* _REQUIRED TASK_
Extract everything from the first line through the line with "350000, 400000, 450000]", both ends included, except for any pictures.

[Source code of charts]
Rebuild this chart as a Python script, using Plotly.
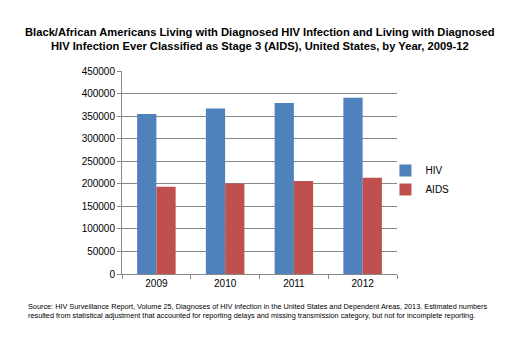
import plotly.graph_objects as go

years = ["2009", "2010", "2011", "2012"]
hiv = [354700, 367100, 379000, 390800]
aids = [193500, 200800, 206200, 213500]
y_ticks = [0, 50000, 100000, 150000, 200000, 250000, 300000, 350000, 400000, 450000]

title_lines = [
    "Black/African Americans Living with Diagnosed HIV Infection and Living with Diagnosed",
    "HIV Infection Ever Classified as Stage 3 (AIDS), United States, by Year, 2009-12",
]
source_text = ("Source: HIV Surveillance Report, Volume 25, Diagnoses of HIV infection in the United States and Dependent Areas, 2013. Estimated numbers<br>"
               "resulted from statistical adjustment that accounted for reporting delays and missing transmission category, but not for incomplete reporting.")

fig = go.Figure()
fig.add_trace(go.Bar(x=years, y=hiv, name="HIV", marker=dict(color="#4F81BD", line=dict(width=0))))
fig.add_trace(go.Bar(x=years, y=aids, name="AIDS", marker=dict(color="#C0504D", line=dict(width=0))))

fig.update_layout(
    width=520, height=346,
    margin=dict(l=122, r=123, t=71, b=72),
    paper_bgcolor="white", plot_bgcolor="white",
    barmode="group", bargap=0.44, bargroupgap=0,
    font=dict(family="Arial, Liberation Sans", size=10, color="#000"),
    legend=dict(x=0.958, y=0.463, xanchor="left", yanchor="middle",
                font=dict(size=10), itemwidth=30, tracegroupgap=4,
                bgcolor="rgba(0,0,0,0)"),
    showlegend=True,
)
fig.update_yaxes(range=[0, 450000], tickvals=y_ticks, ticktext=[str(v) for v in y_ticks],
                 showgrid=True, gridcolor="#888888", gridwidth=1,
                 showline=True, linecolor="#888888", linewidth=1,
                 ticks="outside", ticklen=4, tickcolor="#888888", zeroline=False)
fig.update_xaxes(showline=True, linecolor="#888888", linewidth=1,
                 ticks="outside", ticklen=4, tickcolor="#888888", tickson="boundaries")

for i, (line, ypos) in enumerate(zip(title_lines, [1.192, 1.1256])):
    fig.add_annotation(text="<b>" + line + "</b>", xref="paper", yref="paper",
                       x=0.5, y=ypos, xanchor="center", yanchor="middle", showarrow=False,
                       font=dict(family="Arial, Liberation Sans", size=11.2, color="#000"))

fig.add_annotation(
    text=source_text,
    xref="paper", yref="paper", x=-0.35, y=-0.13, xanchor="left", yanchor="top",
    align="left", showarrow=False, font=dict(family="Arial, Liberation Sans", size=7.3, color="#000"),
)

fig.write_html("out.html")
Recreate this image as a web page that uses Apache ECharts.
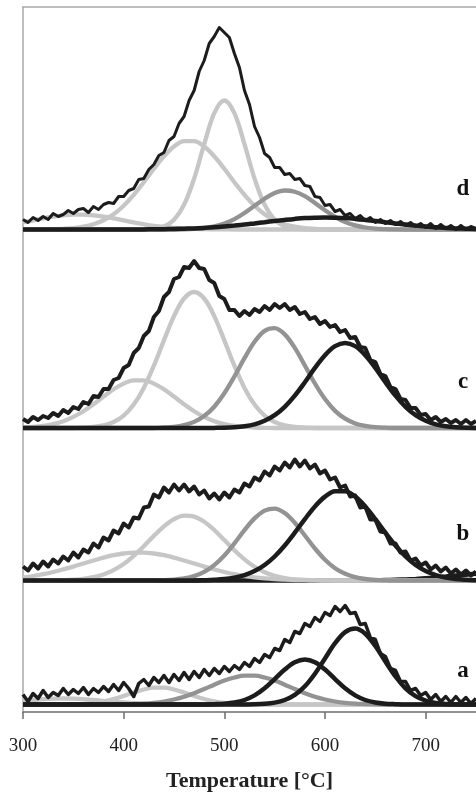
<!DOCTYPE html>
<html><head><meta charset="utf-8">
<script src="https://cdn.jsdelivr.net/npm/echarts@6/dist/echarts.min.js"></script>
<style>html,body{margin:0;padding:0;background:#fff}#c{width:476px;height:797px}</style>
</head><body><div id="c"></div>
<script>
// ---- data ----
const temps10 = [300,310,320,330,340,350,360,370,380,390,400,410,420,430,440,450,460,470,480,490,500,510,520,530,540,550,560,570,580,590,600,610,620,630,640,650,660,670,680,690,700,710,720,730,740,750];
const temps5 = [300,305,310,315,320,325,330,335,340,345,350,355,360,365,370,375,380,385,390,395,400,405,410,415,420,425,430,435,440,445,450,455,460,465,470,475,480,485,490,495,500,505,510,515,520,525,530,535,540,545,550,555,560,565,570,575,580,585,590,595,600,605,610,615,620,625,630,635,640,645,650,655,660,665,670,675,680,685,690,695,700,705,710,715,720,725,730,735,740,745,750];
const xTicks = [300,400,500,600,700];
const panelLabels = ['d','c','b','a'];
const xTitle = 'Temperature [°C]';

// panel d
const dMeas = [10,7,12,9,13,10,16,13,15,19,16,20,21,17,23,20,25,27,26,33,33,39,41,50,51,60,65,74,77,89,93,106,113,129,139,158,169,186,193,202,197,192,176,162,139,125,103,92,76,72,62,62,55,56,50,51,44,43,33,32,24,25,18,20,14,16,11,14,9,12,7,10,6,9,5,8,4,7,3,6,2,6,1,5,1,4,0,4,0,3,1];
const d1 = [7.1,9.1,11.1,12.9,14.2,14.9,14.9,14.2,12.9,11.1,9.1,7.1,5.3,3.7,2.5,1.6,1.0,0.6,0.3,0.2,0.1,0,0,0,0,0,0,0,0,0,0,0,0,0,0,0,0,0,0,0,0,0,0,0,0,0];
const d2 = [0,0,0.1,0.3,0.7,1.4,2.8,5.3,9.3,15.3,23.8,34.6,47.3,60.7,73.2,83.0,88.3,88.3,83.0,73.2,60.7,47.3,34.6,23.8,15.3,9.3,5.3,2.8,1.4,0.7,0.3,0.1,0,0,0,0,0,0,0,0,0,0,0,0,0,0];
const d3 = [0,0,0,0,0,0,0,0,0,0,0,0,0.2,0.8,3.1,9.8,24.7,50.9,85.3,116.3,129,116.3,85.3,50.9,24.7,9.8,3.1,0.8,0.2,0,0,0,0,0,0,0,0,0,0,0,0,0,0,0,0,0];
const d4 = [0,0,0,0,0,0,0,0,0,0,0,0,0,0,0,0,0.2,0.6,1.5,3.1,6.0,10.4,16.5,23.7,30.8,36.4,39.0,37.8,33.3,26.6,19.3,12.7,7.5,4.1,2.0,0.9,0.4,0.1,0,0,0,0,0,0,0,0];
const d5 = [0,0,0,0,0,0,0,0,0,0,0,0,0.1,0.2,0.3,0.5,0.8,1.1,1.6,2.2,3.0,3.9,4.9,6.1,7.3,8.5,9.6,10.6,11.4,11.8,12,11.8,11.4,10.6,9.6,8.5,7.3,6.1,4.9,3.9,3.0,2.2,1.6,1.1,0.8,0.5];

// panel c
const cMeas = [9,6,11,8,12,10,15,12,18,15,21,19,26,24,32,31,39,39,48,50,60,63,75,80,92,97,111,117,131,136,149,151,161,160,167,160,159,148,145,132,129,118,118,112,117,113,119,116,122,118,124,120,124,118,121,114,116,109,111,104,107,101,103,96,98,90,91,81,80,68,66,54,52,41,39,29,28,20,20,13,14,8,11,6,9,5,8,4,8,4,7];
const c1 = [0.5,1.1,2.1,3.9,6.8,11.1,16.8,23.8,31.4,38.7,44.4,47.6,47.6,44.4,38.7,31.4,23.8,16.8,11.1,6.8,3.9,2.1,1.1,0.5,0.2,0,0,0,0,0,0,0,0,0,0,0,0,0,0,0,0,0,0,0,0,0];
const c2 = [0,0,0,0,0,0,0.4,1.0,2.6,6.0,12.4,23.4,40.1,62.3,87.6,111.9,129.5,136,129.5,111.9,87.6,62.3,40.1,23.4,12.4,6.0,2.6,1.0,0.4,0,0,0,0,0,0,0,0,0,0,0,0,0,0,0,0,0];
const c3 = [0,0,0,0,0,0,0,0,0,0,0,0,0,0,0.5,1.2,2.9,6.1,12.0,21.3,34.7,51.5,69.8,86.2,97.1,99.8,93.6,80.1,62.5,44.5,28.9,17.1,9.3,4.6,2.1,0.8,0.3,0,0,0,0,0,0,0,0,0];
const c4 = [0,0,0,0,0,0,0,0,0,0,0,0,0,0,0,0,0,0,0,0.1,0.3,0.8,1.8,3.7,7.2,12.8,21.2,32.4,45.8,60.1,72.8,81.8,85,81.8,72.8,60.1,45.8,32.4,21.2,12.8,7.2,3.7,1.8,0.8,0.3,0.1];

// panel b
const bMeas = [14,10,17,12,19,14,21,17,24,20,28,23,31,28,37,33,43,40,50,47,57,53,63,62,73,74,86,83,93,88,96,90,96,89,94,86,90,82,87,81,88,83,91,88,97,94,103,100,109,105,114,110,118,113,121,114,120,112,116,107,110,101,103,93,95,84,85,73,74,61,61,49,48,37,37,28,29,20,22,15,18,11,15,9,13,7,11,6,10,5,9];
const b1 = [3.1,4.5,6.3,8.5,11.1,13.9,17.0,20.0,22.9,25.3,27.0,27.9,27.9,27.0,25.3,22.9,20.0,17.0,13.9,11.1,8.5,6.3,4.5,3.1,2.1,1.4,0.9,0.5,0.3,0.2,0.1,0,0,0,0,0,0,0,0,0,0,0,0,0,0,0];
const b2 = [0,0,0,0,0.3,0.8,1.7,3.3,6.0,10.3,16.4,24.6,34.3,44.6,54.1,61.3,64.8,63.9,58.8,50.5,40.5,30.2,21.1,13.7,8.3,4.7,2.5,1.2,0.6,0.3,0,0,0,0,0,0,0,0,0,0,0,0,0,0,0,0];
const b3 = [0,0,0,0,0,0,0,0,0,0,0,0,0,0,0.3,0.9,2.1,4.4,8.6,15.4,25.0,37.1,50.3,62.1,69.9,71.9,67.4,57.7,45.0,32.0,20.8,12.3,6.7,3.3,1.5,0.6,0.2,0,0,0,0,0,0,0,0,0];
const b4 = [0,0,0,0,0,0,0,0,0,0,0,0,0,0,0,0,0,0,0.3,0.7,1.4,2.9,5.4,9.4,15.5,24.0,35.0,47.8,61.4,74.1,83.9,89.3,89.3,83.9,74.1,61.4,47.8,35.0,24.0,15.5,9.4,5.4,2.9,1.4,0.7,0.3];
const b5 = [0,0,0,0,0,0,0,0,0,0,0,0,0,0,0,0,0,0,0,0,0,0,0,0,0,0,0,0,0,0,0,0,0,0,0,0.3,0.4,0.7,1.1,1.6,2.2,3.0,3.9,4.9,5.8,6.7];

// panel a
const aMeas = [10,3,11,6,14,7,12,9,16,10,15,11,17,10,16,12,18,13,20,14,22,16,8,21,25,19,27,22,29,22,30,24,32,25,33,27,35,29,36,31,38,33,39,35,42,38,46,42,50,47,56,54,65,62,73,71,81,78,87,83,92,89,98,93,99,91,92,80,81,67,65,51,48,36,34,23,23,14,16,9,12,5,10,3,8,2,8,2,7,1,6];
const a0 = [3.6,4.5,5.3,5.8,6,5.8,5.3,4.5,3.6,2.7,2.0,1.3,0.8,0.5,0.3,0.2,0.1,0,0,0,0,0,0,0,0,0,0,0,0,0,0,0,0,0,0,0,0,0,0,0,0,0,0,0,0,0];
const a1 = [0,0,0,0,0.1,0.3,0.7,1.6,3.2,5.5,8.6,12.0,15.0,16.8,16.8,15.0,12.0,8.6,5.5,3.2,1.6,0.7,0.3,0.1,0,0,0,0,0,0,0,0,0,0,0,0,0,0,0,0,0,0,0,0,0,0];
const a2 = [0,0,0,0,0,0,0,0,0,0,0.2,0.5,0.9,1.7,3.0,5.0,7.7,11.3,15.4,19.8,23.9,27.0,28.8,28.8,27.0,23.9,19.8,15.4,11.3,7.7,5.0,3.0,1.7,0.9,0.5,0.2,0,0,0,0,0,0,0,0,0,0];
const a3 = [0,0,0,0,0,0,0,0,0,0,0,0,0,0,0,0,0,0,0,0.3,0.8,2.0,4.5,9.1,16.2,25.4,34.9,42.2,45,42.2,34.9,25.4,16.2,9.1,4.5,2.0,0.8,0.3,0,0,0,0,0,0,0,0];
const a4 = [0,0,0,0,0,0,0,0,0,0,0,0,0,0,0,0,0,0,0,0,0,0,0.1,0.2,0.7,1.9,4.5,9.6,18.2,30.8,46.1,61.3,72.4,76.0,70.8,58.5,42.9,28.0,16.2,8.3,3.8,1.5,0.6,0.2,0,0];

// ---- styling / layout ----
const LIGHT = '#c6c6c6', MID = '#939393', DARK = '#1c1c1c';
const FONT = '"Liberation Serif", "Times New Roman", serif';
const W = 476, H = 797;
const baselines = [229.5, 428, 580.5, 704.5];
const tops = [7, 229.5, 428, 580.5];
const labelY = [189, 382, 534, 671];
const measWidth = [3, 4, 4, 3.5];

const panels = [
  {comps: [[d1, LIGHT], [d2, LIGHT], [d3, LIGHT], [d4, MID], [d5, DARK]], meas: dMeas},
  {comps: [[c1, LIGHT], [c2, LIGHT], [c3, MID], [c4, DARK]], meas: cMeas},
  {comps: [[b5, DARK], [b1, LIGHT], [b2, LIGHT], [b3, MID], [b4, DARK]], meas: bMeas},
  {comps: [[a0, LIGHT], [a1, LIGHT], [a2, MID], [a3, DARK], [a4, DARK]], meas: aMeas}
];

const zip = (xs, ys) => xs.map((x, i) => [x, ys[i]]);

const grid = [{left: 23, right: -3, top: 7, bottom: H - 714}];
const xAxis = [
  {gridIndex: 0, type: 'value', min: 300, max: 750, interval: 100, position: 'bottom',
   axisLine: {show: true, lineStyle: {color: '#6e6e6e', width: 1.5}},
   axisTick: {show: true, inside: false, length: 7, lineStyle: {color: '#6e6e6e', width: 1.5}},
   axisLabel: {show: true, fontFamily: FONT, fontSize: 19, color: '#222', margin: 25, showMaxLabel: false,
     formatter: v => xTicks.includes(v) ? String(v) : ''},
   splitLine: {show: false},
   name: xTitle, nameLocation: 'middle', nameGap: 58,
   nameTextStyle: {fontFamily: FONT, fontSize: 22, fontWeight: 'bold', color: '#222'}},
  {gridIndex: 0, type: 'value', min: 300, max: 750, position: 'top',
   axisLine: {show: true, lineStyle: {color: '#a8a8a8', width: 1.5}},
   axisTick: {show: false}, axisLabel: {show: false}, splitLine: {show: false}}
];
const yAxis = [
  {gridIndex: 0, type: 'value', min: 0, max: 1,
   axisLine: {show: true, lineStyle: {color: '#a8a8a8', width: 1.5}},
   axisTick: {show: false}, axisLabel: {show: false}, splitLine: {show: false}}
];
const series = [];
const graphic = [];

panels.forEach((p, k) => {
  const gi = k + 1;
  const h = baselines[k] - tops[k];
  grid.push({left: 23, right: -3, top: tops[k], bottom: H - baselines[k]});
  xAxis.push({gridIndex: gi, type: 'value', min: 300, max: 750, show: false});
  yAxis.push({gridIndex: gi, type: 'value', min: 0, max: h, show: false});
  p.comps.forEach(([arr, col]) => {
    series.push({type: 'line', xAxisIndex: k + 2, yAxisIndex: gi, data: zip(temps10, arr),
      smooth: 0.35, showSymbol: false, clip: false, silent: true,
      lineStyle: {color: col, width: col === DARK ? 4.5 : 4.3}});
  });
  series.push({type: 'line', xAxisIndex: k + 2, yAxisIndex: gi, data: zip(temps5, p.meas),
    smooth: false, showSymbol: false, clip: false, silent: true,
    lineStyle: {color: DARK, width: measWidth[k], join: 'round'}});
  graphic.push({type: 'text', x: 463, y: labelY[k],
    style: {text: panelLabels[k], font: 'bold 23px ' + FONT, fill: '#111', align: 'center', verticalAlign: 'middle'}});
});

const chart = echarts.init(document.getElementById('c'), null, {renderer: 'canvas'});
chart.setOption({animation: false, backgroundColor: '#fff', grid, xAxis, yAxis, series, graphic});
</script>
</body></html>
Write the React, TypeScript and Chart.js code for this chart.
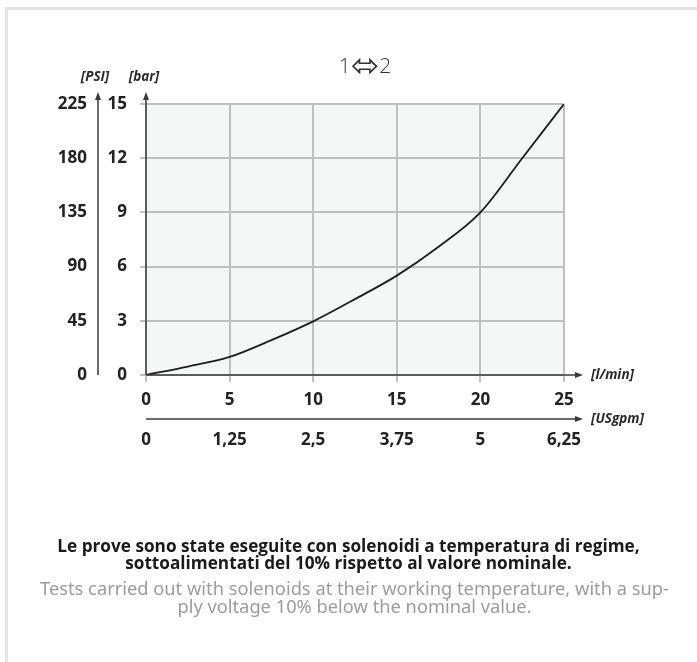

* _EXPECTED ANSWER_
Rebuild this chart as a Python script, using Plotly.
import plotly.graph_objects as go

years = ["2009", "2010", "2011", "2012"]
hiv = [354700, 367100, 379000, 390800]
aids = [193500, 200800, 206200, 213500]
y_ticks = [0, 50000, 100000, 150000, 200000, 250000, 300000, 350000, 400000, 450000]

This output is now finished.